Born John Ramsey Campbell
(1946-01-04) 4 January 1946 (age 71)
Liverpool, Merseyside, England
Pen name Carl Dreadstone, Jay Ramsay, Montgomery Comfort
Occupation Writer, film & literary critic, editor
Nationality British
Genre Horror, thriller, dark fantasy, science fiction
Website
ramseycampbell.com

Ramsey Campbell (born 4 January 1946 in Liverpool) is an English horror fiction writer, editor and critic who has been writing for well over fifty years. Two of his novels have been filmed, both for non-English-speaking markets.

Since he first came to prominence in the mid-1960s, critics have cited Campbell as one of the leading writers in his field: T. E. D. Klein has written that "Campbell reigns supreme in the field today", and Robert Hadji has described him as "perhaps the finest living exponent of the British weird fiction tradition", while S. T. Joshi stated, "future generations will regard him as the leading horror writer of our generation, every bit the equal of Lovecraft or Blackwood."

Campbell was born in Liverpool, England, to Alexander Ramsey and Nora (Walker) Campbell. He was educated by Christian Brothers at St Edward's College, Liverpool. Campbell's childhood and adolescence were marked by the rift between his parents, who became estranged shortly after his birth. Campbell's father became a shadowy presence more often heard than seen. Campbell states, "I didn't see my father face to face for nearly twenty years, and that was when he was dying." Years later, Campbell's mother degenerated into paranoia and schizophrenia, rendering his own life a living hell - an experience he has discussed in detail in the introduction and afterword to the restored text of The Face That Must Die. Other autobiographical pieces regarding Campbell's life are available in Section V, "On Ramsey Campbell" in his essay collection Ramsey Campbell, Probably: 30 Years of Essays and Articles (ed. S.T. Joshi, Hornsea, UK: PS Publishing, 2002).

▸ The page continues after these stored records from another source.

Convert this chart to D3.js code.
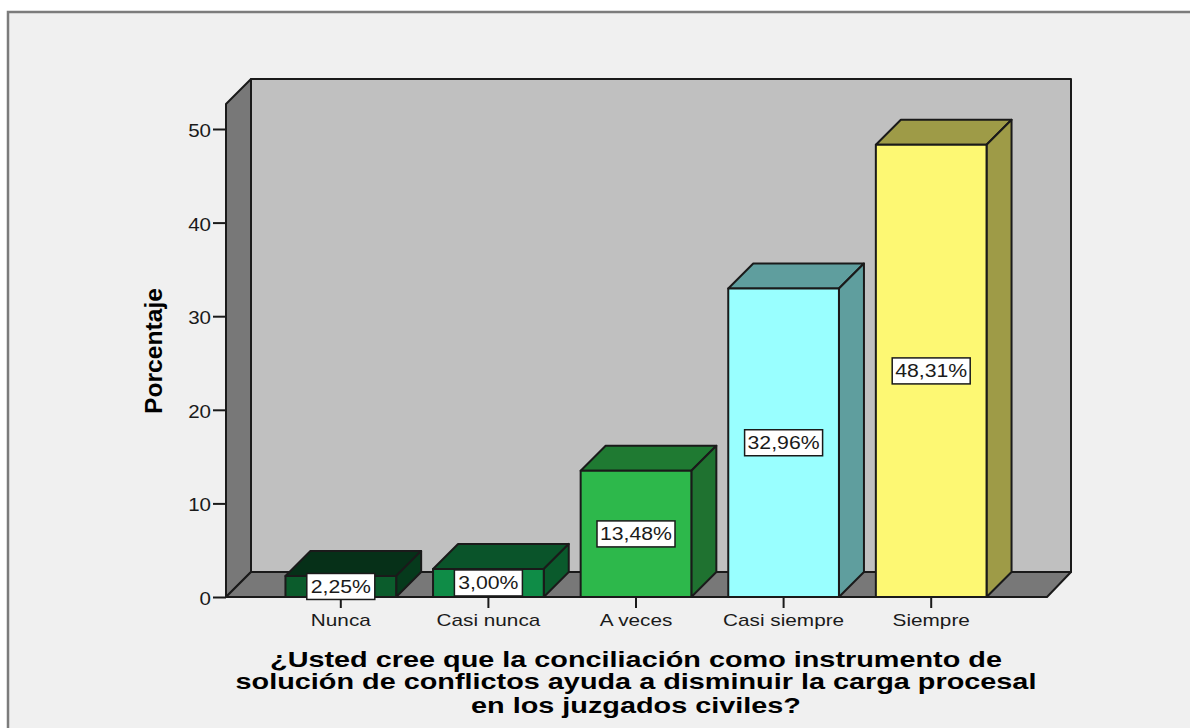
<!DOCTYPE html>
<html><head><meta charset="utf-8">
<script src="https://cdn.jsdelivr.net/npm/d3@7"></script>
<style>
html,body{margin:0;padding:0;background:#fff;overflow:hidden}
svg{display:block;font-family:"Liberation Sans",Arial,sans-serif}
</style></head><body>
<svg id="c" width="1190" height="728"></svg>
<script>
const categories = ["Nunca","Casi nunca","A veces","Casi siempre","Siempre"];
const percentages = [2.25,3.00,13.48,32.96,48.31];
const percentLabels = ["2,25%","3,00%","13,48%","32,96%","48,31%"];
const frontColors = ["#0b5c2c","#0f8c47","#2db84b","#99ffff","#fdf873"];
const topColors = ["#063018","#0a542a","#1f7a32","#5f9e9e","#9e9b47"];
const sideColors = ["#063a1c","#0a5a2c","#1f7230","#5f9e9e","#9e9b47"];
const yTicks = [0,10,20,30,40,50];
const titleLines = ["¿Usted cree que la conciliación como instrumento de","solución de conflictos ayuda a disminuir la carga procesal","en los juzgados civiles?"];
const yTitle = "Porcentaje";

const svg = d3.select("#c");
const y = d3.scaleLinear().domain([0,50]).range([597,129]);
const x = d3.scaleBand().domain(categories).range([267,1005]).paddingInner(0.25).paddingOuter(0.125);
const depth = 25, left = 226, right = 1047, topY = 104;
const ink = "#1a1a1a";

// stretch a text to the width it has in the reference
const stretch = (sel,scale)=>sel.each(function(){
  d3.select(this).attr("lengthAdjust","spacingAndGlyphs")
    .attr("textLength",this.getComputedTextLength()*scale);
});

// panel
svg.append("rect").attr("x",8).attr("y",12).attr("width",1190).attr("height",730)
  .attr("fill","#f0f0f0").attr("stroke","#7c7c7c").attr("stroke-width",2.5);

const poly = (pts,fill,sw=2)=>svg.append("polygon").attr("points",pts.map(p=>p.join(",")).join(" "))
  .attr("fill",fill).attr("stroke",ink).attr("stroke-width",sw).attr("stroke-linejoin","round");

// walls
poly([[left+depth,topY-depth],[right+depth-1,topY-depth],[right+depth-1,y(0)-depth],[left+depth,y(0)-depth]],"#c0c0c0");
poly([[left,topY],[left+depth,topY-depth],[left+depth,y(0)-depth],[left,y(0)]],"#787878");
poly([[left,y(0)],[left+depth,y(0)-depth],[right+depth-1,y(0)-depth],[right,y(0)]],"#787878");

// axes
const yAxis = d3.axisLeft(y).tickValues(yTicks).tickSize(13).tickPadding(2);
const yG = svg.append("g").attr("transform",`translate(${left},0)`).call(yAxis);
const xAxis = d3.axisBottom(x).tickSize(11).tickPadding(6);
const xG = svg.append("g").attr("transform",`translate(0,${y(0)})`).call(xAxis);
[yG,xG].forEach(g=>{
  g.select(".domain").remove();
  g.selectAll("line").attr("stroke",ink).attr("stroke-width",2);
  g.selectAll("text").attr("fill","#1a1a1a").attr("font-family",'"Liberation Sans",Arial,sans-serif').attr("font-size",17);
});
yG.selectAll("text").attr("font-size",18).attr("dy","0.42em");
stretch(yG.selectAll("text"),1.14);
stretch(xG.selectAll("text"),1.22);

// bars
categories.forEach((c,i)=>{
  const x0=x(c), x1=x0+x.bandwidth(), yt=y(percentages[i]), yb=y(0);
  poly([[x0,yt],[x0+depth,yt-depth],[x1+depth,yt-depth],[x1,yt]],topColors[i]);
  poly([[x1,yt],[x1+depth,yt-depth],[x1+depth,yb-depth],[x1,yb]],sideColors[i]);
  poly([[x0,yt],[x1,yt],[x1,yb],[x0,yb]],frontColors[i]);
});

// value labels
categories.forEach((c,i)=>{
  const cx=x(c)+x.bandwidth()/2, cy=(y(percentages[i])+y(0))/2;
  const w=percentLabels[i].length>5?78:68, h=26;
  svg.append("rect").attr("x",cx-w/2).attr("y",cy-h/2).attr("width",w).attr("height",h)
    .attr("fill","#fff").attr("stroke",ink).attr("stroke-width",1.5);
  svg.append("text").attr("x",cx).attr("y",cy+6.5).attr("text-anchor","middle")
    .attr("font-size",18).attr("fill","#1a1a1a").text(percentLabels[i])
    .call(stretch,1.18);
});

// titles
svg.append("text").attr("transform","translate(162,351) rotate(-90)").attr("text-anchor","middle")
  .attr("font-weight","bold").attr("font-size",23).attr("fill","#000").text(yTitle)
  .call(stretch,1.07);
const titleY=[667,689,713];
titleLines.forEach((t,i)=>svg.append("text").attr("x",636).attr("y",titleY[i]).attr("text-anchor","middle")
  .attr("font-weight","bold").attr("font-size",22).attr("fill","#000").text(t)
  .call(stretch,1.31));
</script>
</body></html>
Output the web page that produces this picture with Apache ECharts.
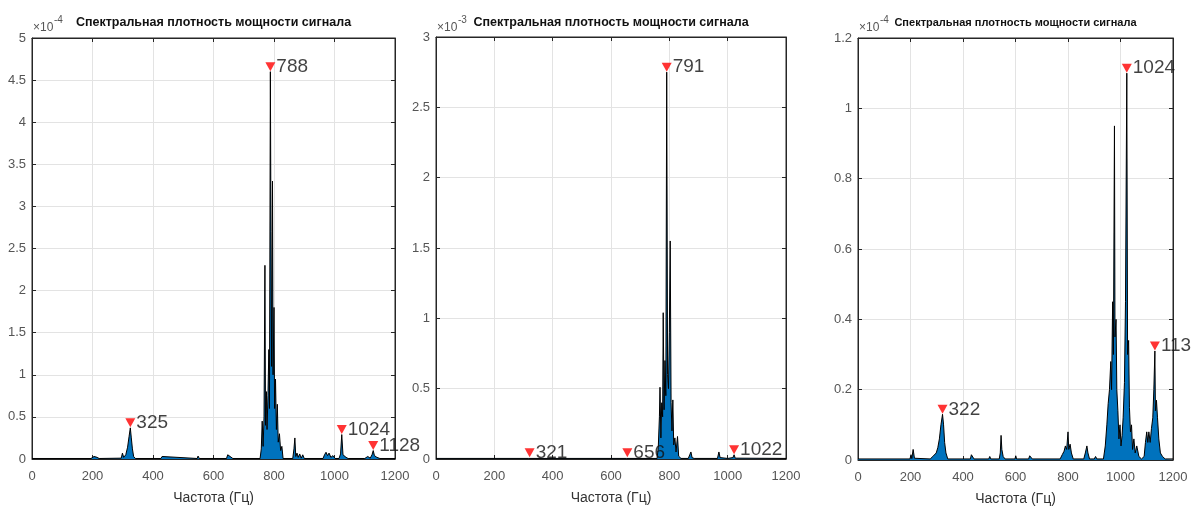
<!DOCTYPE html>
<html>
<head>
<meta charset="utf-8">
<script src="https://cdn.jsdelivr.net/npm/echarts@6/dist/echarts.min.js"></script>
<style>
html, body { margin: 0; padding: 0; background: #fff; }
#chart { width: 1192px; height: 511px; }
</style>
</head>
<body>
<div id="chart"></div>
<script>
// подписи
const titleText = 'Спектральная плотность мощности сигнала';
const xAxisName = 'Частота (Гц)';
const exponents = ['-4', '-3', '-4'];
const yMaxes = [5, 3, 1.2];
const ySteps = [0.5, 0.5, 0.2];

// спектр 1 (x 1e-4)
const spectrumA = [
  [0,0.006],[195,0.006],[205,0.03],[210,0.045],[215,0.02],[222,0.006],
  [295,0.01],[299,0.07],[303,0.02],[310,0.05],[316,0.14],[321,0.27],[325,0.37],[328,0.26],[332,0.12],[336,0.03],[342,0.006],
  [426,0.006],[430,0.03],[435,0.008],
  [546,0.006],[549,0.035],[553,0.006],
  [643,0.006],[647,0.05],[651,0.07],[655,0.03],[659,0.045],[664,0.006],
  [754,0.006],[758,0.12],[761,0.45],[764,0.15],[767,0.5],[770,2.3],[772,0.4],[775,0.8],[777,0.35],[780,0.75],[783,1.3],[785,0.6],
  [788,4.6],[790,2.7],[792,1.1],[795,3.3],[797,1.0],[800,1.8],[802,0.6],[805,0.95],[808,0.35],[811,0.65],[814,0.2],[818,0.3],[822,0.1],[826,0.15],[830,0.006],
  [862,0.006],[866,0.12],[869,0.25],[872,0.03],[876,0.07],[880,0.02],[885,0.06],[890,0.01],[895,0.05],[900,0.006],
  [962,0.006],[967,0.05],[972,0.08],[977,0.04],[982,0.07],[988,0.02],[995,0.04],[1002,0.006],
  [1015,0.006],[1020,0.06],[1024,0.29],[1028,0.05],[1033,0.07],[1038,0.02],[1045,0.006],
  [1100,0.006],[1110,0.03],[1118,0.01],[1124,0.05],[1128,0.1],[1132,0.04],[1140,0.02],[1150,0.006],[1200,0.006]
];
const peaksA = [[325,0.37],[788,4.6],[1024,0.29],[1128,0.1]];

// спектр 2 (x 1e-3)
const spectrumB = [
  [0,0.004],[318,0.004],[321,0.008],[324,0.004],[653,0.004],[656,0.008],[659,0.004],
  [758,0.004],[762,0.08],[766,0.3],[768,0.51],[771,0.15],[774,0.4],[777,0.3],[779,1.04],[782,0.35],[785,0.7],[788,0.45],
  [791,2.75],[794,0.6],[797,0.5],[800,0.9],[803,1.55],[806,0.4],[809,0.2],[812,0.42],[815,0.1],[819,0.15],[823,0.05],[828,0.16],[832,0.02],[840,0.004],
  [865,0.004],[870,0.03],[874,0.05],[878,0.01],[885,0.004],
  [965,0.004],[970,0.05],[974,0.01],[1000,0.004],[1018,0.01],[1022,0.03],[1026,0.006],[1200,0.004]
];
const peaksB = [[321,0.008],[656,0.008],[791,2.75],[1022,0.03]];

// спектр 3 (x 1e-4)
const spectrumC = [
  [0,0.003],[198,0.003],[202,0.015],[205,0.004],[210,0.03],[215,0.005],
  [275,0.003],[285,0.01],[292,0.006],[298,0.02],[304,0.035],[310,0.06],[316,0.1],[322,0.13],[326,0.1],[330,0.05],[335,0.02],[342,0.003],
  [428,0.003],[432,0.015],[437,0.01],[442,0.003],[498,0.003],[502,0.01],[506,0.003],
  [538,0.003],[542,0.02],[545,0.07],[548,0.03],[553,0.01],[560,0.003],[598,0.003],[601,0.012],[604,0.003],
  [650,0.003],[654,0.012],[660,0.012],[664,0.003],
  [770,0.003],[778,0.015],[785,0.025],[790,0.04],[795,0.03],[800,0.08],[803,0.03],[808,0.045],[813,0.02],[820,0.003],
  [860,0.003],[866,0.02],[872,0.04],[876,0.02],[882,0.003],[900,0.003],[905,0.01],[910,0.003],
  [935,0.003],[942,0.04],[948,0.1],[953,0.16],[958,0.2],[963,0.28],[966,0.2],[970,0.45],[973,0.3],[977,0.95],[979,0.35],[983,0.4],[986,0.2],
  [990,0.14],[994,0.06],[998,0.1],[1002,0.04],[1006,0.07],[1010,0.12],[1015,0.22],[1019,0.45],[1024,1.1],[1027,0.3],[1031,0.34],[1034,0.15],
  [1038,0.08],[1042,0.1],[1046,0.03],[1051,0.06],[1056,0.02],[1062,0.04],[1070,0.01],[1080,0.003],
  [1090,0.01],[1095,0.05],[1100,0.08],[1104,0.05],[1108,0.08],[1113,0.05],[1118,0.09],[1123,0.12],[1127,0.2],[1131,0.31],[1133,0.14],
  [1137,0.17],[1141,0.12],[1146,0.06],[1152,0.02],[1160,0.01],[1170,0.003],[1200,0.003]
];
const peaksC = [[322,0.13],[1024,1.1],[1131,0.31]];

const spectra = [spectrumA, spectrumB, spectrumC];
const peaks = [peaksA, peaksB, peaksC];

const font = "'Liberation Sans', Arial, sans-serif";
const gridBoxes = [
  { left: 32, top: 38, width: 363, height: 421 },
  { left: 436, top: 37, width: 350, height: 422 },
  { left: 858, top: 38, width: 315, height: 423 }
];
const titleSizes = [12.5, 12.5, 11];

const chart = echarts.init(document.getElementById('chart'));

const grid = [], xAxis = [], yAxis = [], series = [], graphic = [];
gridBoxes.forEach((g, i) => {
  grid.push(Object.assign({ show: true, borderColor: '#262626', borderWidth: 1, containLabel: false }, g));
  // нижняя ось
  xAxis.push({
    type: 'value', gridIndex: i, min: 0, max: 1200, interval: 200,
    name: xAxisName, nameLocation: 'middle', nameGap: 32,
    nameTextStyle: { fontFamily: font, fontSize: 14, color: '#333' },
    axisLine: { show: true, onZero: false, lineStyle: { color: '#262626' } },
    axisTick: { show: true, inside: true, length: 4, lineStyle: { color: '#262626' } },
    axisLabel: { fontFamily: font, fontSize: 13, color: '#555', margin: 11, formatter: v => String(v) },
    splitLine: { show: true, lineStyle: { color: '#e3e3e3' } }
  });
  // верхняя ось (зеркальные тики)
  xAxis.push({
    type: 'value', gridIndex: i, position: 'top', min: 0, max: 1200, interval: 200,
    axisLine: { show: true, onZero: false, lineStyle: { color: '#262626' } },
    axisTick: { show: true, inside: true, length: 4, lineStyle: { color: '#262626' } },
    axisLabel: { show: false }, splitLine: { show: false }
  });
  yAxis.push({
    type: 'value', gridIndex: i, min: 0, max: yMaxes[i], interval: ySteps[i],
    axisLine: { show: true, onZero: false, lineStyle: { color: '#262626' } },
    axisTick: { show: true, inside: true, length: 4, lineStyle: { color: '#262626' } },
    axisLabel: { fontFamily: font, fontSize: 13, color: '#555', margin: 6 },
    splitLine: { show: true, lineStyle: { color: '#e3e3e3' } }
  });
  yAxis.push({
    type: 'value', gridIndex: i, position: 'right', min: 0, max: yMaxes[i], interval: ySteps[i],
    axisLine: { show: true, onZero: false, lineStyle: { color: '#262626' } },
    axisTick: { show: true, inside: true, length: 4, lineStyle: { color: '#262626' } },
    axisLabel: { show: false }, splitLine: { show: false }
  });

  series.push({
    type: 'line', xAxisIndex: 2 * i, yAxisIndex: 2 * i,
    data: spectra[i], symbol: 'none', sampling: false,
    lineStyle: { color: '#000', width: 1 },
    areaStyle: { color: '#0072BD', opacity: 1, origin: 'start' },
    z: 2
  });
  series.push({
    type: 'scatter', xAxisIndex: 2 * i, yAxisIndex: 2 * i,
    data: peaks[i], symbol: 'triangle', symbolRotate: 180, symbolSize: [10, 9], symbolOffset: [0, -5],
    itemStyle: { color: '#ff0000' },
    label: {
      show: true, position: 'right', distance: 1,
      formatter: p => String(p.value[0]),
      fontFamily: font, fontSize: 19, color: '#111'
    },
    z: 5
  });

  const cx = g.left + g.width / 2;
  graphic.push({
    type: 'text', x: cx, y: 23,
    style: { text: titleText, font: 'bold ' + titleSizes[i] + 'px "Liberation Sans", Arial, sans-serif',
      fill: '#111', align: 'center', verticalAlign: 'middle' }
  });
  graphic.push({
    type: 'text', x: g.left + 1, y: 28,
    style: { text: '×10', font: '12px ' + font, fill: '#555', align: 'left', verticalAlign: 'middle' }
  });
  graphic.push({
    type: 'text', x: g.left + 22, y: 20,
    style: { text: exponents[i], font: '10px ' + font, fill: '#555', align: 'left', verticalAlign: 'middle' }
  });
});

chart.setOption({
  animation: false,
  backgroundColor: '#fff',
  grid, xAxis, yAxis, series, graphic
});
</script>
</body>
</html>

Campbell's mother "wrote a great deal, novel after novel, but was largely unpublished aside from a handful of short stories in writer's magazines." She encouraged her young son to send his writing off from an early age. Growing up in the blitzed landscape of post-war Liverpool, he avidly consumed the work of Lovecraft, Ambrose Bierce, Franz Kafka and the cinema of film noir.